A Legiti começa hoje uma nova série na qual convida especialistas para debater assuntos que geram dúvidas para as empresas que atuam no comércio eletrônico. A ideia é explorar temas relevantes com profundidade e detalhamento.
Nosso primeiro tema são os programas de multas das bandeiras, que podem trazer muitos prejuízos às empresas. Vamos explorar os motivos que levam um e-commerce a entrar nesses programas, entender o que pode ocorrer com essas empresas e, principalmente, debater as melhores práticas para sair dessa situação.
As fraudes com cartão de crédito não param de crescer e geram cada vez mais dores de cabeça para os negócios. Uma pesquisa recente aponta que 1 a cada três brasileiros foi vítima desse tipo de golpe, colocando o Brasil como o líder do ranking mundial.

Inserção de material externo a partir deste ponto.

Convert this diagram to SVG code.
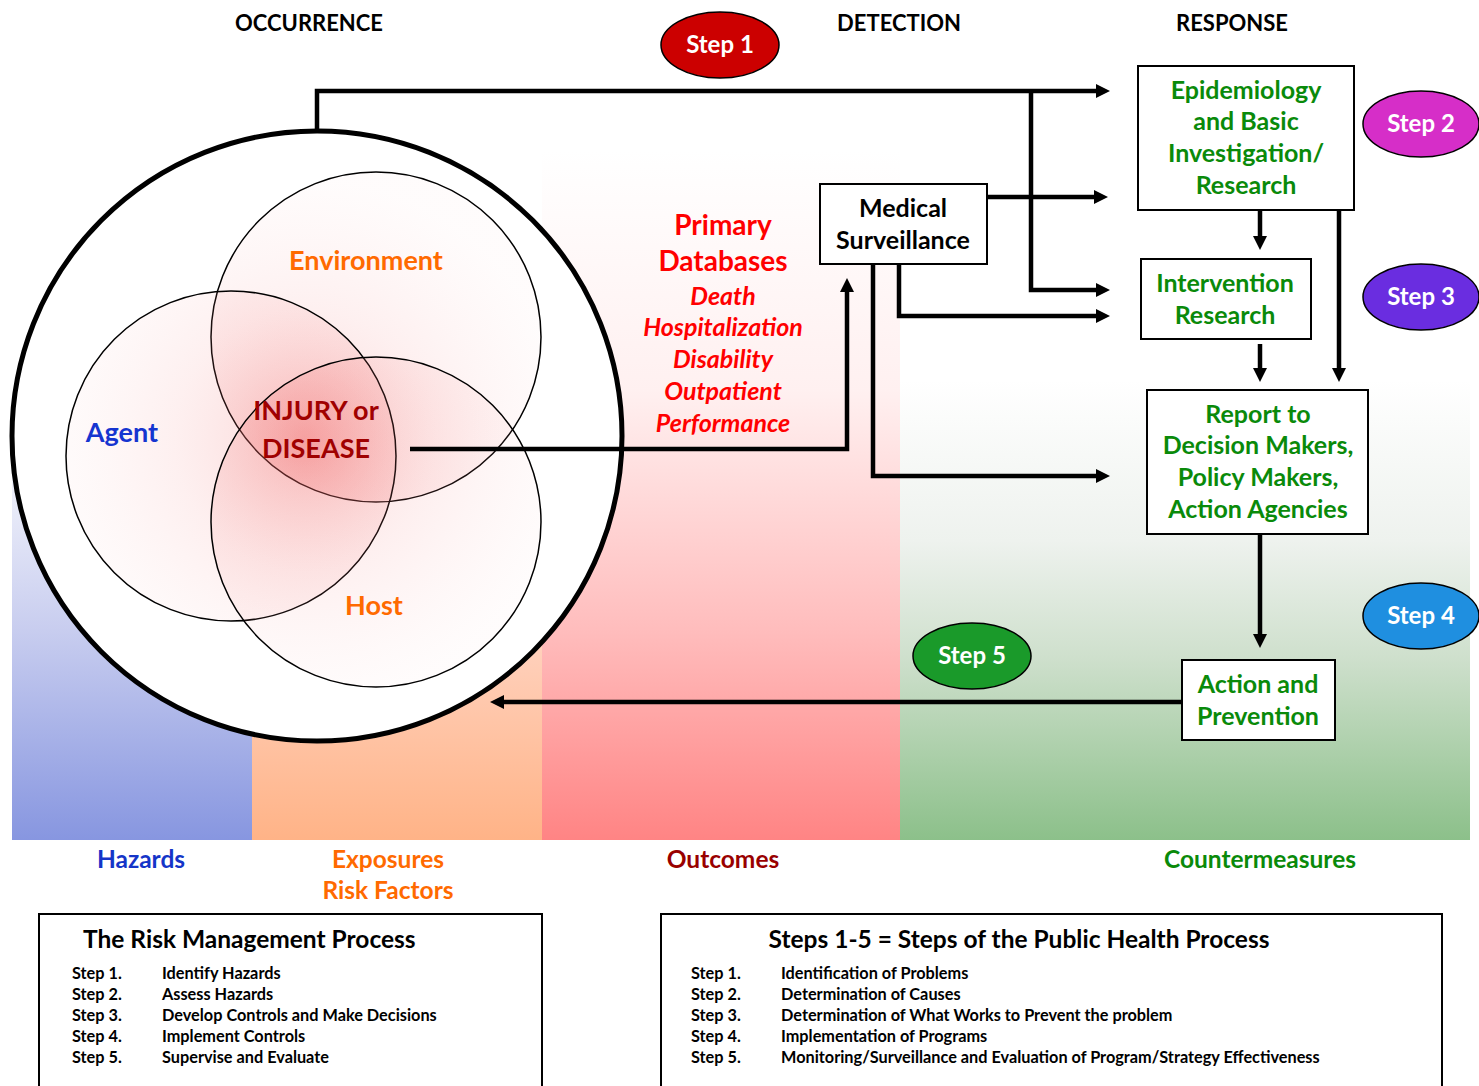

Tantas fraudes acabam aumentando as taxas de chargeback, algo bastante nocivo para as empresas, que são as responsáveis por arcar com os custos. Além disso, fazem mal ao mercado, já que podem afastar os clientes.
Os comércios eletrônicos envolvidos em fraudes acabam ficando com a reputação manchada. 91% dos brasileiros afirmam que não fariam negócios com uma empresa na qual eles já estiveram envolvidos em uma fraude.
E esse cenário pode ficar ainda pior. As empresas que ultrapassam os limites de chargeback pré-definidos pelas bandeiras de cartões entram nos programas de monitoramentos.
Os e-commerces que ficam nessa situação não só perdem dinheiro com as fraudes, mas também acabam tendo de pagar multas (em dólares!) para as bandeiras dos cartões. E ainda podem ser bloqueados de realizar vendas!
Felipe Oliveira: Se a responsabilidade de pagar os chargebacks é dos lojistas, por que as bandeiras fazem esses programas de monitoramento?
Lourenço Biselli: As bandeiras têm os nomes delas nos cartões, é a marca delas que sofre. E é ruim para o mercado ter empresas com muitas fraudes. Um ponto importante quando falamos de multa de bandeira é que a gente sempre relaciona com fraude, uma pessoa fez uma compra com cartão de outra pessoa.
Mas a multa de bandeira engloba todos os tipos de chargeback. Por exemplo, você pode ter um vendedor que nunca entrega o produto, e as pessoas ficam dando chargeback. Isso é ruim para o mercado como um todo. Então é um pouco um jeito de tentar tirar esse tipo de comportamento.
É tentar melhorar a experiência. Uma das coisas que o consumidor pode pensar é a seguinte: “não vou querer o cartão Visa porque essa bandeira sofre muitas fraudes, um amigo me contou”. Isso pode acabar machucando as bandeiras. É basicamente isso, deixar um ambiente bom para todo mundo.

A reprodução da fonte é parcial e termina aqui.